- _Collected material_:
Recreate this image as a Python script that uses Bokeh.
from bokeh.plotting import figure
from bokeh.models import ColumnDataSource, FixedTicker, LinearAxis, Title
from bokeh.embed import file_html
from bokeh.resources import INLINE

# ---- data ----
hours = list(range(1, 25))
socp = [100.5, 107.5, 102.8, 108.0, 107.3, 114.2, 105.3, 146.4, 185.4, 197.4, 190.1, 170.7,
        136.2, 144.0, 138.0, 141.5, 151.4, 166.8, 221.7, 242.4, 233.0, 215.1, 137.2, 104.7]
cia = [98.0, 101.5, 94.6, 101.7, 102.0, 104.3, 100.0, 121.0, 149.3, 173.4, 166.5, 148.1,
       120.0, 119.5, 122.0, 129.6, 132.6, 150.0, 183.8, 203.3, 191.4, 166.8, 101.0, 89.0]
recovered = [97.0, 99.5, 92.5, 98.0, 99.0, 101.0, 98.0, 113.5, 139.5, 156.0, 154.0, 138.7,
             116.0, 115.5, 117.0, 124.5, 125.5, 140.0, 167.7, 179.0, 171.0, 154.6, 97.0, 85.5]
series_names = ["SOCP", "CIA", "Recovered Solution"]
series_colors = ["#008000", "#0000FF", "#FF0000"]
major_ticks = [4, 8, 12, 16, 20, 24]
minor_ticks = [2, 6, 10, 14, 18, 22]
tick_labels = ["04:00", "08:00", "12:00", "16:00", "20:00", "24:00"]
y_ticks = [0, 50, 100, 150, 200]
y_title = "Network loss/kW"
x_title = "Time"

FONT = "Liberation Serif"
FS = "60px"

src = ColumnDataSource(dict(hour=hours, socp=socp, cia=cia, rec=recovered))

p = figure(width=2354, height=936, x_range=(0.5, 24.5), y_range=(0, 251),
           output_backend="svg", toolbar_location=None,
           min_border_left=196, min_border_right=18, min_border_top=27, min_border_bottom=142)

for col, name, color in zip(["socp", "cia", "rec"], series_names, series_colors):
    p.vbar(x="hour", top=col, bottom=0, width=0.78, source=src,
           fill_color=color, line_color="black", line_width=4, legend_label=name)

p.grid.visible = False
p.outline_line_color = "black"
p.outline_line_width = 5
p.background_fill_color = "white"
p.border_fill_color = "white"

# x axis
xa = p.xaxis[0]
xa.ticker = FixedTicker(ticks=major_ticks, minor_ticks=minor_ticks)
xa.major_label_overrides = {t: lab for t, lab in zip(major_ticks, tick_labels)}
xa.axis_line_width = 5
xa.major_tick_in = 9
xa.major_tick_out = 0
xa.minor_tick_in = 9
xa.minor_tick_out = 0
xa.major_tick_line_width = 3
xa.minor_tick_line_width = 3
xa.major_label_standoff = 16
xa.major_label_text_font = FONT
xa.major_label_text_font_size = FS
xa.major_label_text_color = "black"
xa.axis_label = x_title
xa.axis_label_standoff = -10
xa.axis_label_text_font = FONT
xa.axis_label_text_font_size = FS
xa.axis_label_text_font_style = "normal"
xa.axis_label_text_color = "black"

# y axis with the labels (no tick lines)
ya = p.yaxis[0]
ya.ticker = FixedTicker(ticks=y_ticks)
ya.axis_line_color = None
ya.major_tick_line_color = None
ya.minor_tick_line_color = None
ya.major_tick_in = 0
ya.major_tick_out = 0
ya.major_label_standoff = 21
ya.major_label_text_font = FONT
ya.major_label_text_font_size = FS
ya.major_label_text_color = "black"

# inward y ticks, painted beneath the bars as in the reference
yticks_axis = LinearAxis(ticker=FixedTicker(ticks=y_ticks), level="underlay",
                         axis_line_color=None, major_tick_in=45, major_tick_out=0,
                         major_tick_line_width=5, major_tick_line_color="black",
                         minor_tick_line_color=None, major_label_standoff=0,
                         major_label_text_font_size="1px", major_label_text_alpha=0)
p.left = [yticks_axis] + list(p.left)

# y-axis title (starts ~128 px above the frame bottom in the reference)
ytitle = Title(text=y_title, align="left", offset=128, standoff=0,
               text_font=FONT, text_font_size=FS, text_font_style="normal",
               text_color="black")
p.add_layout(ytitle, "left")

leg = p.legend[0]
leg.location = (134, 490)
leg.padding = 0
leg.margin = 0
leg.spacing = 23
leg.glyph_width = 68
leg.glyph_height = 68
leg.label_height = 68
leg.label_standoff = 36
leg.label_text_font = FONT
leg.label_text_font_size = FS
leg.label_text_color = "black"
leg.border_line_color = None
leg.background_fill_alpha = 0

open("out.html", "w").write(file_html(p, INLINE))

- _Description of the task_: Print the material above verbatim, first line through the line containing "from bokeh.resources import INLINE", both included.

- _Output of the task_:
Recreate this image as a Python script that uses Bokeh.
from bokeh.plotting import figure
from bokeh.models import ColumnDataSource, FixedTicker, LinearAxis, Title
from bokeh.embed import file_html
from bokeh.resources import INLINE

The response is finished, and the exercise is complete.